Numero speciale di "Impact Factor News” n° 3 - Ottobre 2014
Introduzione
Le sindromi mielodisplastiche (MDS) sono un gruppo eterogeneo di patologie per manifestazioni cliniche, alterazioni citogenetiche e molecolari, prognosi. Le mutazioni puntiformi somatiche ricorrenti sono riconosciute come evento patogenetico nelle MDS e si possono associare a manifestazioni fenotipiche. Tali mutazioni sono prognosticamente importanti anche in termini di risposta agli agenti ipometilanti.
Su Journal of Clinical Oncology sono stati presentati i risultati di uno studio volto a valutare l’impatto prognostico della presenza di mutazioni somatiche nei pazienti candidati a trapianto.
L’identificazione di elementi di supporto nel calcolare il rapporto rischio-beneficio e il timing del trapianto è un’esigenza particolarmente sentita nei pazienti affetti da MDS, caratterizzati da età avanzata con conseguente carico di comorbidità.
Pazienti e metodi
I campioni basali di 87 pazienti affetti da MDS e sottoposti a trapianto allogenico sono stati esaminati con sequenziamento massivo parallelo per 40 mutazioni codificanti note come mutazioni ricorrenti nelle MDS.
Risultati
Gli Autori hanno riscontrato la presenza di mutazioni nel 92% dei pazienti con la seguente frequenza: ASXL1 (29%), TP53 21%, DNMT3A (18%) e RUNX1 16%.
In analisi univariata solo TP53 correlava con una minor OS (HR 3,74 p <0,001) e con una minor PFS (HR 3,97; p <0,001). Dopo correzione per le variabili cliniche associate con questi endpoint le tre mutazioni TP53 (HR 2,3; p=0,27), TET2 (HR 2,4; p=0,033) e DNMT3A (HR 2,08 p=0,049) erano ognuna indipendentemente associata con una minore sopravvivenza dopo trapianto.
Il 46% dei pazienti della popolazione in studio presentava una mutazione di TP53, TET2 o DNMT3A corrispondenti al 64% dei decessi registrati.
La sopravvivenza a tre anni per i pazienti non portatori di mutazioni era del 59% rispetto a una sopravvivenza del 19% in presenza di almeno una mutazione (Figura 1).
Conclusioni
La presenza di mutazioni di TP53, TET2 e DNMT3A identifica un sottogruppo di pazienti con limitata sopravvivenza globale dopo trapianto.
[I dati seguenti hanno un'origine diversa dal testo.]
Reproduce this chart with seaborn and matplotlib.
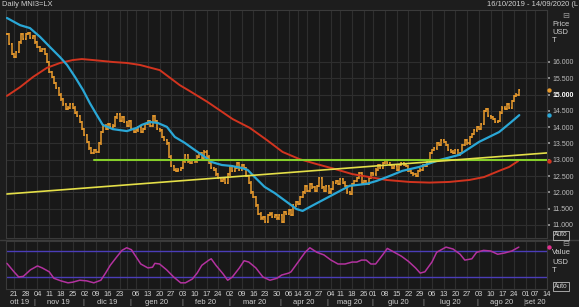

Ad oggi la ricerca di mutazioni genetiche non rientra nella valutazione di routine dei pazienti candidati a trapianto. Gli Autori, pur evidenziando la necessità di ulteriori conferme al loro studio, sottolineano che in presenza di mutazioni prognosticamente sfavorevoli potrebbero essere considerati approcci terapeutici alternativi.